Next-generation climate model for planetary atmospheres

Two globes covered in pixelated patterns showing LFRic model output for a stretched-mesh simulation, set against a star-filled galaxy background. Faint lines of computer code are visible in the background.

I am leading the adaptation of LFRic, the Met Office’s next-generation model, to the atmospheres of exoplanets and solar system planets (at the moment focusing on Mars & ice giants).

In my 2023 study1, I showed that LFRic can reproduce a number of idealised climate scenarios for terrestrial exoplanets such as the Held-Suarez-like temperature forcing cases and the THAI benchmarks.
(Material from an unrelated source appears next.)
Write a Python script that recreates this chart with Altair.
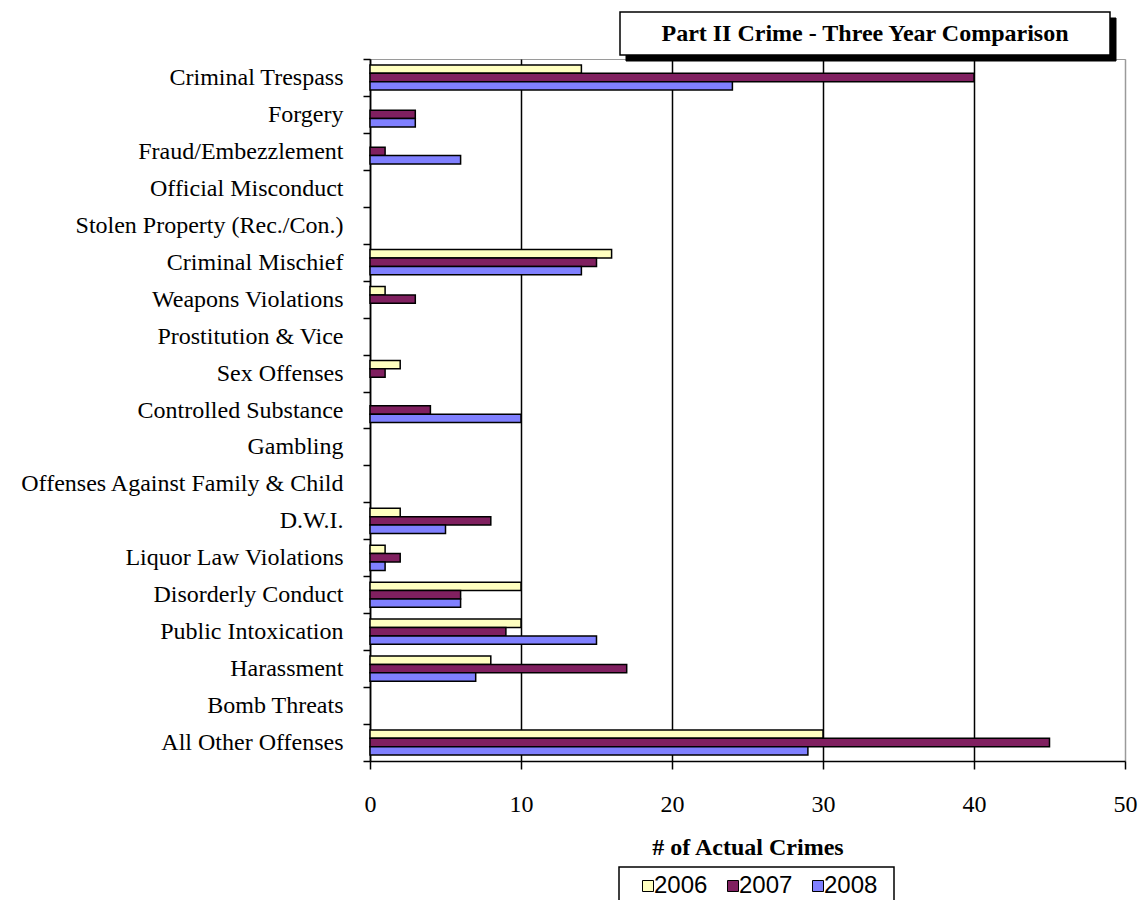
import altair as alt
import pandas as pd

categories = [
    "Criminal Trespass", "Forgery", "Fraud/Embezzlement", "Official Misconduct",
    "Stolen Property (Rec./Con.)", "Criminal Mischief", "Weapons Violations",
    "Prostitution & Vice", "Sex Offenses", "Controlled Substance", "Gambling",
    "Offenses Against Family & Child", "D.W.I.", "Liquor Law Violations",
    "Disorderly Conduct", "Public Intoxication", "Harassment", "Bomb Threats",
    "All Other Offenses",
]
v2006 = [14, 0, 0, 0, 0, 16, 1, 0, 2, 0, 0, 0, 2, 1, 10, 10, 8, 0, 30]
v2007 = [40, 3, 1, 0, 0, 15, 3, 0, 1, 4, 0, 0, 8, 2, 6, 9, 17, 0, 45]
v2008 = [24, 3, 6, 0, 0, 14, 0, 0, 0, 10, 0, 0, 5, 1, 6, 15, 7, 0, 29]
years = ["2006", "2007", "2008"]
colors = ["#FFFFC0", "#802060", "#8080FF"]
x_ticks = [0, 10, 20, 30, 40, 50]
chart_title = "Part II Crime - Three Year Comparison"
x_title = "# of Actual Crimes"

rows = []
for yr, vals in zip(years, [v2006, v2007, v2008]):
    for cat, v in zip(categories, vals):
        rows.append({"category": cat, "year": yr, "value": v})
df = pd.DataFrame(rows)

SERIF = "Liberation Serif"

bars = (
    alt.Chart(df)
    .transform_filter("datum.value > 0")
    .mark_bar(stroke="black", strokeWidth=1.5)
    .encode(
        x=alt.X(
            "value:Q",
            scale=alt.Scale(domain=[0, 50], nice=False),
            axis=alt.Axis(
                values=x_ticks,
                title=x_title,
                grid=True,
                gridColor={"condition": {"test": "datum.value === 50", "value": "#9a9a9a"}, "value": "black"},
                gridWidth=1.5,
                domainColor="black",
                domainWidth=1.5,
                tickColor="black",
                tickWidth=1.5,
                tickSize=8,
                labelFont=SERIF,
                labelFontSize=24,
                labelColor="black",
                labelPadding=23,
                labelFlush=False,
                labelOverlap=False,
                titleFont=SERIF,
                titleFontSize=24,
                titleFontWeight="bold",
                titleColor="black",
                titlePadding=19,
            ),
        ),
        y=alt.Y(
            "category:N",
            sort=categories,
            scale=alt.Scale(domain=categories, paddingInner=0, paddingOuter=0),
            axis=alt.Axis(
                title=None,
                tickBand="extent",
                domainColor="black",
                domainWidth=1.5,
                tickColor="black",
                tickWidth=1.5,
                tickSize=7,
                labelFont=SERIF,
                labelFontSize=24,
                labelColor="black",
                labelPadding=20,
                labelLimit=420,
                grid=False,
            ),
        ),
        yOffset=alt.YOffset(
            "year:N",
            sort=years,
            scale=alt.Scale(domain=years, paddingInner=0, paddingOuter=0.7),
        ),
        color=alt.Color(
            "year:N",
            sort=years,
            scale=alt.Scale(domain=years, range=colors),
            legend=alt.Legend(
                title=None,
                orient="none",
                direction="horizontal",
                legendX=266,
                legendY=815,
                padding=0,
                symbolType="square",
                symbolSize=121,
                symbolStrokeColor="black",
                symbolStrokeWidth=1,
                symbolOpacity=1,
                labelFont="Liberation Sans",
                labelFontSize=24,
                labelColor="black",
                labelOffset={"expr": "-6"},
                columnPadding=13,
            ),
        ),
    )
)

one = alt.Data(values=[{"k": 1}])

shadow = alt.Chart(one).mark_rect(fill="black", stroke="black").encode(
    x=alt.value(256), x2=alt.value(746), y=alt.value(-41), y2=alt.value(2)
)
box = alt.Chart(one).mark_rect(fill="white", stroke="black", strokeWidth=1.5).encode(
    x=alt.value(250), x2=alt.value(740), y=alt.value(-47), y2=alt.value(-4)
)
title_text = alt.Chart(one).mark_text(
    font=SERIF, fontSize=24, fontWeight="bold", color="black", baseline="middle", align="center"
).encode(x=alt.value(495), y=alt.value(-25), text=alt.value(chart_title))

legend_box = alt.Chart(one).mark_rect(fill="white", stroke="black", strokeWidth=1.5).encode(
    x=alt.value(249), x2=alt.value(524), y=alt.value(808), y2=alt.value(870)
)

chart = (
    alt.layer(legend_box, bars, shadow, box, title_text)
    .properties(
        width=755,
        height=702,
        autosize=alt.AutoSizeParams(type="none"),
        padding={"left": 362, "top": 51, "right": 13, "bottom": 139},
        background="white",
    )
    .configure_view(stroke="#9a9a9a", strokeWidth=1)
)

chart.save("out.html", embed_options={"renderer": "svg", "actions": False})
I then focused on the impact of convection on the planetary climate in a global stretched-mesh simulation2. This work was the first application of a stretched-mesh global model to exoplanets and has a great potential for studying convection at a reduced computational cost.

Currently, I am working on adapting LFRic to hot Jupiters and sub-Neptunes, as well as the solar system ice giants.

1.
Sergeev, D. E., Mayne, N. J., Bendall, T., Boutle, I. A., Brown, A., Kavčič, I., Kent, J., Kohary, K., Manners, J., Melvin, T., Olivier, E., Ragta, L. K., Shipway, B., Wakelin, J., Wood, N. & Zerroukat, M. Simulations of idealised 3D atmospheric flows on terrestrial planets using LFRic-Atmosphere. Geoscientific Model Development 16, 5601–5626 (2023).
2.
Sergeev, D. E., Boutle, I. A., Lambert, F. H., Mayne, N. J., Bendall, T., Kohary, K., Olivier, E. & Shipway, B. The Impact of the Explicit Representation of Convection on the Climate of a Tidally Locked Planet in Global Stretched-mesh Simulations. The Astrophysical Journal 970, 7 (2024).